The windows are varied in design, featuring pointed and cusped-headed timber frames combining fixed lights and casements. Ground-floor windows have sandstone heads (red sandstone in the 1877 section), whilst second-floor windows are adorned with decorative polychromatic brickwork relieving arches. All windows have chamfered stone sills.

The principal elevation faces north, comprising a gable and projecting tower to the left, the main block with entrance tower, and a single-storey wing set back to the right. A string-course carries the inscription "Holywood National Schools / Built by Robert Sullivan LLD 1862". The entrance bay is accessed up a double flight of five stone steps, with a timber-sheeted door in a cusped arch surround and a slender first-floor window. To the right are two gabled bays; the left gabled bay has a paired window to each floor, whilst the right bay contains two pairs of ground-floor windows with triple cusped lancets with rosettes overhead. The entrance tower has a timber-sheeted door accessed by two stone steps, with double cusped lancets to the first floor surmounted by a centred oval aperture and a decorative moulded, pierced and carved frieze.

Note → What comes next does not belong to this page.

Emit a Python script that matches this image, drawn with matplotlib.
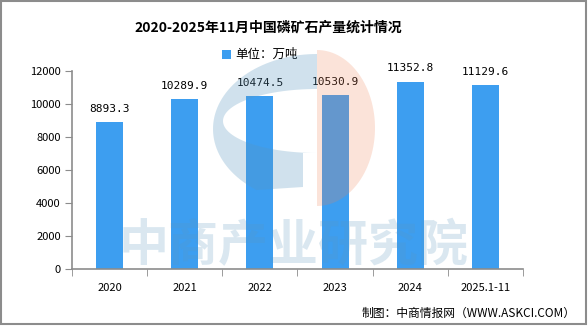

The 1877 addition to the east comprises a projecting three-stage clock tower with a gabled bay to the east corner. The clock tower displays double lancets to both floors on its exposed sections to west and east; only the south face has a blank roundel. A yellow brick box-band frieze runs to all sides. The gabled bay to the left has triple lancets to each floor, the first-floor lancets featuring rosettes over Gothic tracery formations. The east elevation of the 1877 extension is blank. Behind it, the main block's elevation is double-pile with paired first-floor windows in gables. The north gable is abutted at front by the stair tower in the return angle with the clock tower to its north. The south gable is abutted at ground floor by a modern red-brick single-storey linking bay connecting to the 1902 return to the east.

The rear south elevation of the main block displays two sets of paired square-headed windows to the right. To the left is a gabled bay with tripartite windows to both floors, abutted by a single-storey porch with a replacement timber door accessed by two concrete slab steps. The exposed section of the return to the east is seven windows wide; a slightly recessed bay to the north (1877) is partially concealed, abutted by the stair tower and single-storey linking bay. The 1902 return is abutted to the south by a single-storey modern brick extension with paired timber doors and a first-floor fire exit within its gable.

The single-storey wing to the left, dating from around 1870, is exposed to both east and west, its gable being blank. The exposed sections to east and west span three sets of paired windows; these are square-headed with ashlar sandstone lintels and sills. The west section includes a gabled bay (dating from 1862) containing paired windows and a central projecting porch opening to the north with a diminutive window to the west. Trefoil moulding adorns the gable, and skylights pierce the roof. The west elevation of the main block is abutted to the right by an entrance porch with a timber-sheeted door opening to the north; above the catslide roof of the porch is a diminutive window. The tower to the left has a deeply recessed cusped arch window at ground floor and a first-floor window as described in the north elevation.

The building is prominently situated in the centre of Main Street in Holywood town centre and forms an integral part of the streetscape. It is surrounded to the west and south by red-brick terraced housing, with a tarmacadam car-park to the south accessed from Downshire Road to the west via modern cast-iron gates. The building is enclosed to the south and west by a high basalt rubble-stone wall.